Expected | Actual | Beat/Miss | |
Revenue | $1.19B | $1.22B | 1.9% |
EBIT | $284M | $290M | 2.2% |
Non-GAAP EPS | $1.35 | $1.57 | 16.6% |
So in the first nine months of FY2024, the company reported $3,692 billion in revenue, a decrease of 11% year over year. Management’s comment is to earn between $1,245 and $1,265 billion, so if the high end of the guidance is met we’d be talking about a decrease of only 3.5% year over year.
There’s one thing that gives hope that this could be achieved and that an inflection point has already been reached. If we look at the new orders received, since Q1 2023 (the last six quarters) these had decreased year over year, but in this quarter for the first time, positive numbers of 0.4% YoY were obtained. If this positive trend continues, it won’t take long for us to see growth again after a complicated FY2024.
Some Concerns Too
Regarding this positive trend, management was cautious and commented that although it is positive to see this trend, there are still aspects that are not completely resolved.

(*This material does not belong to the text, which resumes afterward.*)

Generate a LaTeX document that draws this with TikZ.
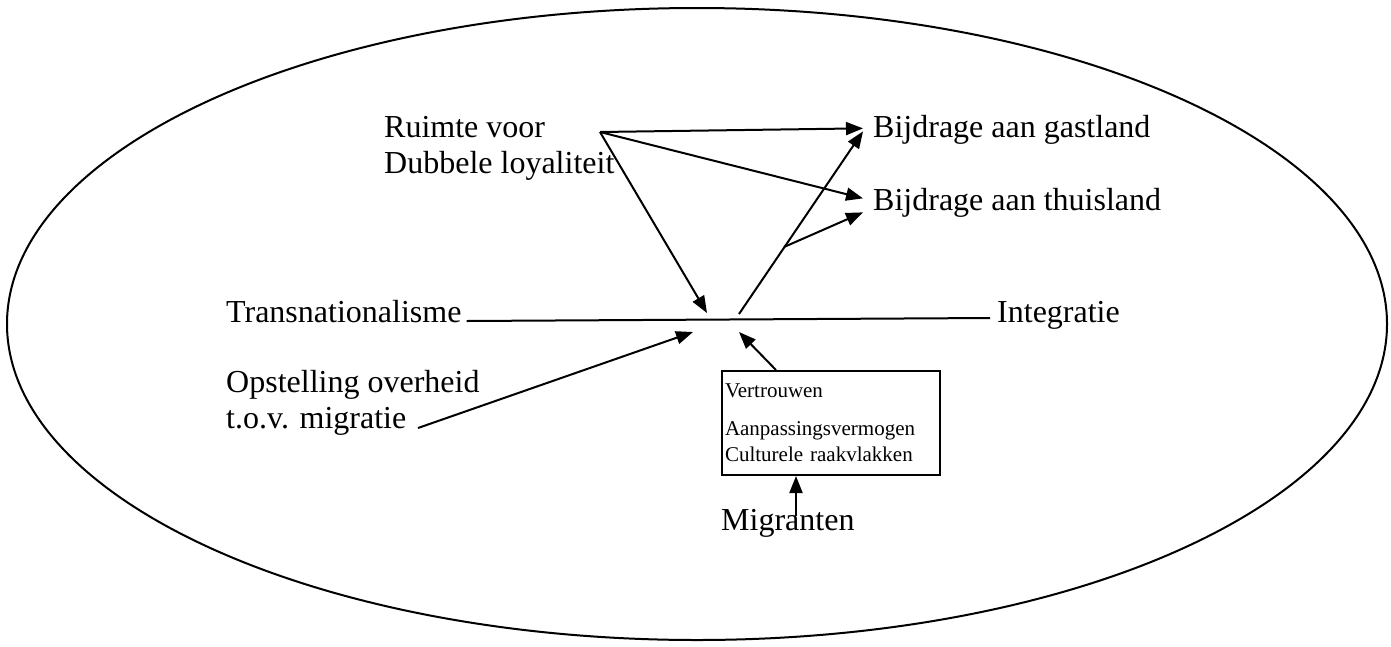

There’s some incremental weakness in the automotive sector. So we put it all in the blender, and say, in this current environment, we’re encouraged by this returning to slight year-over-year growth as we’ve seen, but it might be too soon to call a recovery at this time.

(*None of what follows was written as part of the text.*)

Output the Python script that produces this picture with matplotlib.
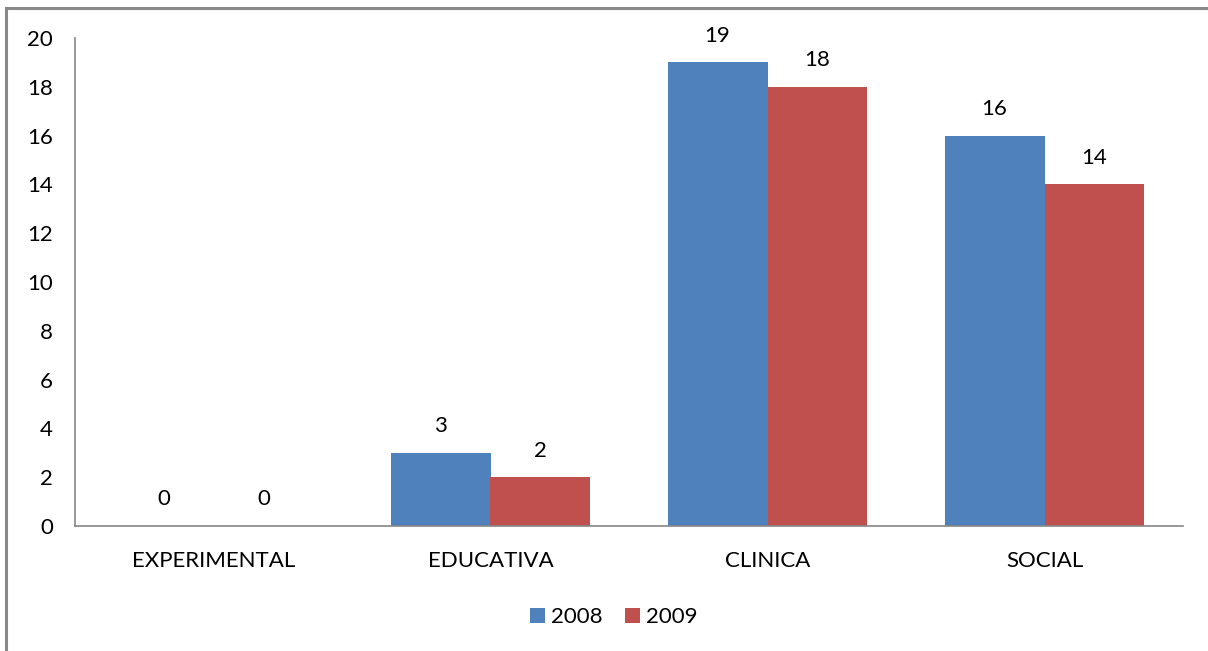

CEO Satish Dhanasekaran in Q3 2024 Earnings Call.
We must not forget that the company has clients from cyclical industries such as automotive, electronic components, or semiconductors. Therefore, while the company’s products solve a critical mission, they’re also closely tied to the capital expenditures of its customers. If clients are having difficult months due to the cyclical nature of their products and the current macroeconomy, it would be normal for them to pause investments temporarily, and therefore Keysight ends up suffering from this slowdown too.
Valuation
If we take into account the Q3 report, the non-GAAP P/E for the last twelve months would be around 21 times (EPS of $6.60) and the GAAP P/E would be 26 (EPS of $5.20) at the current price of $138 per share. However, as of this writing, the stock is up 11%, hitting $155 per share, so at that price range, the non-GAAP P/E would be 23 times the trailing twelve months.
It doesn’t seem like the stock is exactly cheap, not even without considering the after-hours price action. Currently, it would currently be trading at the sector average and its own average for the last five years. Therefore, there doesn’t seem to be any upside in terms of multiples.

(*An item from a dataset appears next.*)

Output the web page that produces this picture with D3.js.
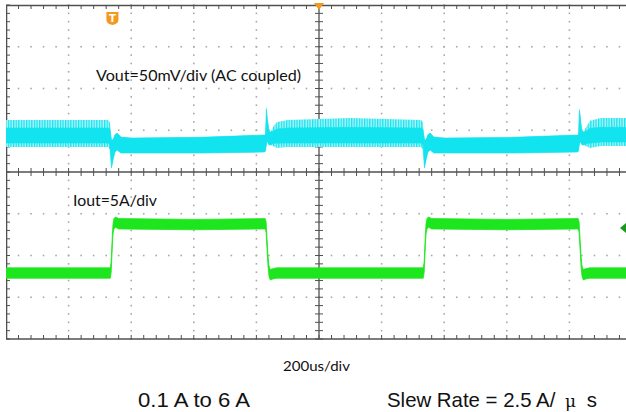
<!DOCTYPE html>
<html>
<head>
<meta charset="utf-8">
<script src="https://cdn.jsdelivr.net/npm/d3@7"></script>
<style>
body { margin: 0; background: white; }
svg { display: block; }
</style>
</head>
<body>
<script>
// time base: microseconds, 200 us per division, 10 divisions
let timeSpan = [0, 2000]
let usPerDiv = 200
let divRows = [-4, 4]
let trigTime = 340

// Vout, AC coupled, mV (outer = ripple spikes, core = dense band)
let vTime    = [0, 326, 332, 337, 342, 348, 355, 367, 400, 620, 826, 829, 832, 835, 840, 845, 856, 866, 900,
                1100, 1326, 1332, 1337, 1342, 1348, 1355, 1367, 1400, 1620, 1826, 1829, 1832, 1835, 1840, 1845, 1856, 1866, 1900, 2000]
let vOuterHi = [16.8, 16.8, 14, -7, -7, -1, 1.2, -3.6, -4.8, -4, -1.2, -1.2, 34, 22, 4, 2.4, 10, 14.4, 16.8,
                19.2, 16.8, 14, -7, -7, -1, 1.2, -3.6, -4.8, -4, -1.2, -1.2, 33, 22, 4, 2.4, 10, 16, 19.2, 19.2]
let vOuterLo = [-15.6, -15.6, -19, -40.7, -31, -21.6, -19.2, -22.8, -22.8, -22.8, -21.6, -20.4, -14, -10, -13, -13.2, -15, -16.8, -15.6,
                -15.6, -15.6, -19, -40.7, -31, -21.6, -19.2, -22.8, -22.8, -22.8, -21.6, -20.4, -14, -10, -13, -13.2, -15, -16.8, -14.4, -14.4]
let vCoreHi  = [7.2, 7.2, 6, -7, -7, -1, 1.2, -3.6, -4.8, -4, -1.2, -1.2, 30, 18, 4, 2.4, 4, 6, 7.2,
                8, 7.2, 6, -7, -7, -1, 1.2, -3.6, -4.8, -4, -1.2, -1.2, 29, 18, 4, 2.4, 4, 7, 8, 8]
let vCoreLo  = [-10.8, -10.8, -13, -40.7, -31, -21.6, -19.2, -22.8, -22.8, -22.8, -21.6, -20.4, -12, -8, -13, -13.2, -11, -11, -10.8,
                -10.8, -10.8, -13, -40.7, -31, -21.6, -19.2, -22.8, -22.8, -22.8, -21.6, -20.4, -12, -8, -13, -13.2, -11, -11, -9.6, -9.6]

// Iout, A
let iTime  = [0, 333, 336, 338, 340, 342, 345, 350, 360, 600, 828, 831, 834, 837, 840, 844, 852, 865,
              1333, 1336, 1338, 1340, 1342, 1345, 1350, 1360, 1600, 1828, 1831, 1834, 1837, 1840, 1844, 1852, 1865, 2000]
let iLevel = [0.1, 0.1, 0.8, 2.5, 4.2, 5.4, 6.0, 6.2, 6.0, 5.9, 6.0, 5.6, 3.6, 1.6, 0.4, -0.1, 0.0, 0.1,
              0.1, 0.8, 2.5, 4.2, 5.4, 6.0, 6.2, 6.0, 5.9, 6.0, 5.6, 3.6, 1.6, 0.4, -0.1, 0.0, 0.1, 0.1]
let iRipple = 0.62

let vLabel = "Vout=50mV/div (AC coupled)"
let iLabel = "Iout=5A/div"
let timeLabel = "200us/div"
let stepLabel = "0.1 A to 6 A"
let slewLabel = ["Slew Rate = 2.5 A/ ", "μ", " s"]

let width = 626
let height = 412
let padL = 6, padT = 5, padB = 339
let vOffset = 0.91, vPerDiv = 50
let iOffset = -2.44, iPerDiv = 5
let cyan = "#12e4ef"
let green = "#1ee61e"
let frameColor = "#505050"
let dotColor = "#a8a8a8"

let x = d3.scaleLinear().domain(timeSpan).range([padL, padL + 626])
let yDiv = d3.scaleLinear().domain(divRows).range([padB, padT])
let yV = d3.scaleLinear()
    .domain(divRows.map(d => (d - vOffset) * vPerDiv))
    .range([padB, padT])
let yI = d3.scaleLinear()
    .domain(divRows.map(d => (d - iOffset) * iPerDiv))
    .range([padB, padT])

let svg = d3.select("body").append("svg")
    .attr("width", width)
    .attr("height", height)

let defs = svg.append("defs")
defs.append("clipPath").attr("id", "screen")
    .append("rect")
    .attr("x", padL).attr("y", padT - 1)
    .attr("width", width - padL).attr("height", padB - padT + 2)
let pat = defs.append("pattern").attr("id", "ripple")
    .attr("patternUnits", "userSpaceOnUse")
    .attr("width", 2.6).attr("height", 10)
pat.append("rect").attr("width", 2.6).attr("height", 10).attr("fill", "#b5f5f9")
pat.append("rect").attr("width", 1.3).attr("height", 10).attr("fill", cyan)

let screen = svg.append("g").attr("clip-path", "url(#screen)")

// dotted graticule
let majorX = d3.range(timeSpan[0], timeSpan[1] + 1, usPerDiv)
let minorX = d3.range(timeSpan[0], timeSpan[1] + 1, usPerDiv / 5)
let majorY = d3.range(divRows[0], divRows[1] + 0.01, 1)
let minorY = d3.range(divRows[0], divRows[1] + 0.01, 0.2)

let dots = []
majorX.filter(t => t != 1000 && t != 0).forEach(t => minorY.forEach(r => dots.push([x(t), yDiv(r)])))
majorY.filter(r => r != 0 && Math.abs(r) != 4).forEach(r => minorX.forEach(t => dots.push([x(t), yDiv(r)])))
screen.append("g").selectAll("rect").data(dots).join("rect")
    .attr("x", d => d[0] - 0.8).attr("y", d => d[1] - 0.8)
    .attr("width", 1.6).attr("height", 1.6)
    .attr("fill", dotColor)

// frame and centre cross with ticks
let frame = screen.append("g").attr("stroke", frameColor).attr("fill", "none")
frame.append("line").attr("x1", padL).attr("x2", width).attr("y1", padT + 0.5).attr("y2", padT + 0.5).attr("stroke-width", 1.6)
frame.append("line").attr("x1", padL).attr("x2", width).attr("y1", padB).attr("y2", padB).attr("stroke-width", 1.6)
frame.append("line").attr("x1", padL + 0.5).attr("x2", padL + 0.5).attr("y1", padT).attr("y2", padB).attr("stroke-width", 1.6)
frame.append("line").attr("x1", padL).attr("x2", width).attr("y1", yDiv(0)).attr("y2", yDiv(0)).attr("stroke-width", 1.3)
frame.append("line").attr("x1", x(1000)).attr("x2", x(1000)).attr("y1", padT).attr("y2", padB).attr("stroke-width", 1.3)

frame.selectAll(".tx").data(minorX).join("path")
    .attr("stroke-width", 1)
    .attr("d", t => `M${x(t)},${yDiv(0) - 4}V${yDiv(0) + 4}M${x(t)},${padT}V${padT + 4}M${x(t)},${padB}V${padB - 4}`)
frame.selectAll(".ty").data(minorY).join("path")
    .attr("stroke-width", 1)
    .attr("d", r => `M${x(1000) - 4},${yDiv(r)}H${x(1000) + 4}M${padL},${yDiv(r)}H${padL + 4}`)

// Vout trace
let vData = vTime.map((t, k) => ({ t: t, oh: vOuterHi[k], ol: vOuterLo[k], ch: vCoreHi[k], cl: vCoreLo[k] }))
screen.append("path").datum(vData)
    .attr("fill", "url(#ripple)")
    .attr("d", d3.area().x(d => x(d.t)).y0(d => yV(d.ol)).y1(d => yV(d.oh)))
screen.append("path").datum(vData)
    .attr("fill", cyan)
    .attr("stroke", cyan)
    .attr("stroke-width", 0.6)
    .attr("d", d3.area().x(d => x(d.t)).y0(d => yV(d.cl)).y1(d => yV(d.ch)))

// Iout trace
let iData = iTime.map((t, k) => ({ t: t, a: iLevel[k] }))
screen.append("path").datum(iData)
    .attr("fill", green)
    .attr("stroke", green)
    .attr("stroke-width", 0.8)
    .attr("d", d3.area().x(d => x(d.t)).y0(d => yI(d.a - iRipple)).y1(d => yI(d.a + iRipple)))

// markers
let tx = x(trigTime)
svg.append("path")
    .attr("d", `M${tx - 6},12H${tx + 6}V20Q${tx + 6},24 ${tx},25Q${tx - 6},24 ${tx - 6},20Z`)
    .attr("fill", "#f39a1e")
svg.append("text").attr("x", tx).attr("y", 22)
    .attr("text-anchor", "middle")
    .attr("font-family", "DejaVu Sans").attr("font-weight", "bold")
    .attr("font-size", 10).attr("fill", "white")
    .text("T")
svg.append("path")
    .attr("d", `M${x(1000) - 5},3H${x(1000) + 5}L${x(1000)},10Z`)
    .attr("fill", "#f39a1e")
svg.append("path")
    .attr("d", `M620,${yI(5.5)}L626,${yI(5.5) - 5}V${yI(5.5) + 5}Z`)
    .attr("fill", "#1a9a1a")

// labels
svg.append("text").attr("x", 96).attr("y", 81)
    .attr("font-family", "Lato").attr("font-size", 15.5).attr("fill", "#111")
    .attr("textLength", 205).attr("lengthAdjust", "spacingAndGlyphs")
    .text(vLabel)
svg.append("text").attr("x", 73).attr("y", 206)
    .attr("font-family", "Lato").attr("font-size", 15.5).attr("fill", "#111")
    .attr("textLength", 84).attr("lengthAdjust", "spacingAndGlyphs")
    .text(iLabel)
svg.append("text").attr("x", 283).attr("y", 371)
    .attr("font-family", "Lato").attr("font-size", 13).attr("fill", "#111")
    .attr("textLength", 67).attr("lengthAdjust", "spacingAndGlyphs")
    .text(timeLabel)
svg.append("text").attr("x", 138).attr("y", 407)
    .attr("font-family", "Liberation Sans").attr("font-size", 20).attr("fill", "#111")
    .attr("textLength", 112).attr("lengthAdjust", "spacingAndGlyphs")
    .text(stepLabel)
let slew = svg.append("text").attr("x", 387).attr("y", 407)
    .attr("font-family", "Liberation Sans").attr("font-size", 20.4).attr("fill", "#111")
slew.append("tspan").text(slewLabel[0])
slew.append("tspan").attr("dx", 4).attr("font-family", "DejaVu Serif").attr("font-size", 17).text(slewLabel[1])
slew.append("tspan").attr("dx", 5).text(slewLabel[2])
</script>
</body>
</html>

If we take into account the guidance for Q4, the company would end up doing around $6.16 in non-GAAP EPS or a year-over-year decrease of 25% according to my estimates, therefore the P/E considering FY2024 would be 22 times at the price of $138.
On average, EPS has grown 20% annually since 2014 and the business continues to have possibilities for growth thanks to trends such as artificial intelligence, data centers, and the electrification of things, among others. If during FY2025 the EPS grows 15% due to the rebound effect of the reactivation of orders that seem to be paused, then $7 of EPS would be made and the forward P/E would be 20 times at $138 per share and 23 times at $155. So, around $140 per share would be my ideal entry price since it would represent buying at a forward P/E of 20 times, which would be an interesting discount from its average of 23.
The Bottom Line
I think Keysight is already seeing the light at the end of the tunnel, and having a quarter of increasing orders year-after-year makes me think that growth will be reactivated. The company can take advantage of macro trends and its products are relevant for clients, so it continuing to grow in the future seems realistic.
Sadly, the price action seems to be quickly incorporating this into the valuation, so it doesn’t seem like a buying opportunity to me at more than $140 USD per share (a forward P/E of 20). Therefore, my rating will be to hold considering that the price is rising to $155.